La Venus del calimocho

Las noticias vienen y se van como las olas del mar en la playa. Si la actualidad había escrito unas cuántas rayas en la arena, el agua se encargará de borrarlas y bien pronto se podrán leer otras palabras, tan efímeras como las anteriores. Los Sanfermines de este año han abocado a la arena el dibujo de una mujer, que lleva los pechos descubiertos. Cerca se percibe una pandilla de machos ebrios de vino y sedientos de pecho, que hacen piña alrededor de la Venus del calimocho y prueban de manosear tanta carne como pueden. Con el fin de analizar la delicada estampa, se ha hablado del abuso del alcohol, de la supuesta legitimidad que otorgan las fiestas y del anonimato que confieren las multitudes.

 

El aspecto que me ha llamado más la atención ha sido la polémica que ha generado el rostro de felicidad de algunas chicas, supuestamente encantadas de exhibir su torso desnudo y permitir que lo manoseen. No comulgo en absoluto con la idea perversa que ellas excitan deliberadamente la audiencia masculina, pero tampoco me trago el rancio argumento que mostrar los pechos es un acto de libertad. Un debate que, por otro lado, también se ha abierto con las activistas ucranianas ‘Femen’. En las fotografías publicadas en la prensa, no he visto figuras que se encuentren fuera del canon de belleza socialmente impuesto. ¿Por qué no osan enseñar los pechos las mujeres de edad avanzada, por ejemplo? Pienso que esta obsesión para desnudarse, al margen de los factores mencionados más arriba, no tiene nada que ver con la liberación, sino que está relacionada con la cosificación sexual femenina.
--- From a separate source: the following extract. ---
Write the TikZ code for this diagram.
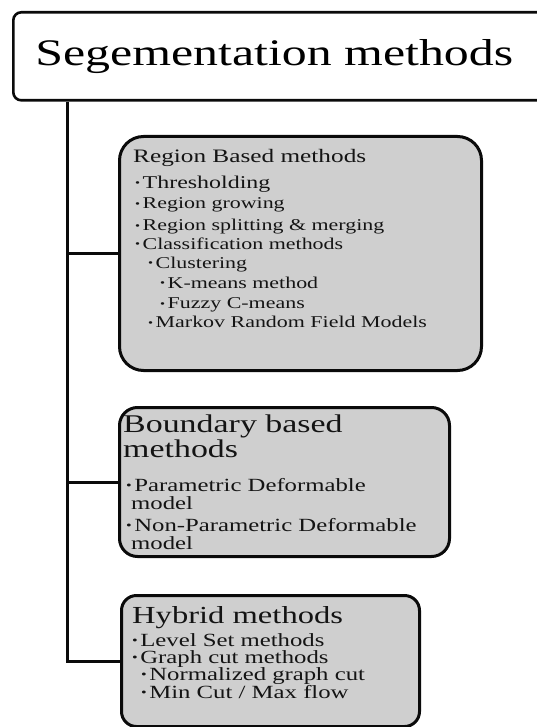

Tal como sostienen Fredrickson y Roberts, dos autoras que estudian los efectos de la socialización del género, las mujeres podemos interiorizar la mirada del observador externo, en aquellos contextos donde se nos trata como objetos, lo cual provoca problemas psicológicos diversos, como por ejemplo la baja autoestima. En mi opinión, no queda nada claro si el hecho de sacarse la camiseta responde a una auténtica voluntad de hacerlo o bien al deseo de satisfacer las demandas más o menos explícitas del entorno.

 

En la misma línea, me ha interesado la comparación que se ha establecido entre el aumento de los abusos cometidos en Pamplona y las violaciones de la plaza Tahrir del Cairo. A pesar de que pueda parecer una analogía exagerada, encuentro necesario recordar que, en Egipto, las agresiones se dispararon a partir de la década de los setenta, cuando los corrientes fundamentalistas empezaron a promover la cosificación de la mujer, a través de la obsesión para ocultar hasta el último milímetro de su anatomía. Paralelamente, se les cerraba la puerta en ámbitos sociales en los cuales habían sido pioneras en el mundo árabe. Esta deshumanización progresiva de la mitad de la ciudadanía es la antesala de la violencia machista y está estrechamente vinculada a la pérdida de derechos laborales.

 

Si no formamos parte de los órganos de decisión de las empresas ni tampoco percibimos el mismo sueldo para realizar un trabajo idéntico es más sencillo que nos contemplen como simples objetos, destinados a satisfacer la mirada y el deseo del otro. En nuestro país, sólo hay que hacer un rato de zapping para darse cuenta de qué manera los medios de comunicación contribuyen a la transmisión de este rol. En el marco de la política de austeridad, tampoco podemos obviar que las tijeras nos han cortado las alas de forma preocupante, tal como se denunció el último 8 de marzo. Si alguien nos puede hacer salir de este agujero indigno, por supuesto, no serán los acosadores cobardes, pero tampoco ayudarán las Venus del calimocho. Antes de sacarse los sujetadores, quizás que se lo piensen dos veces.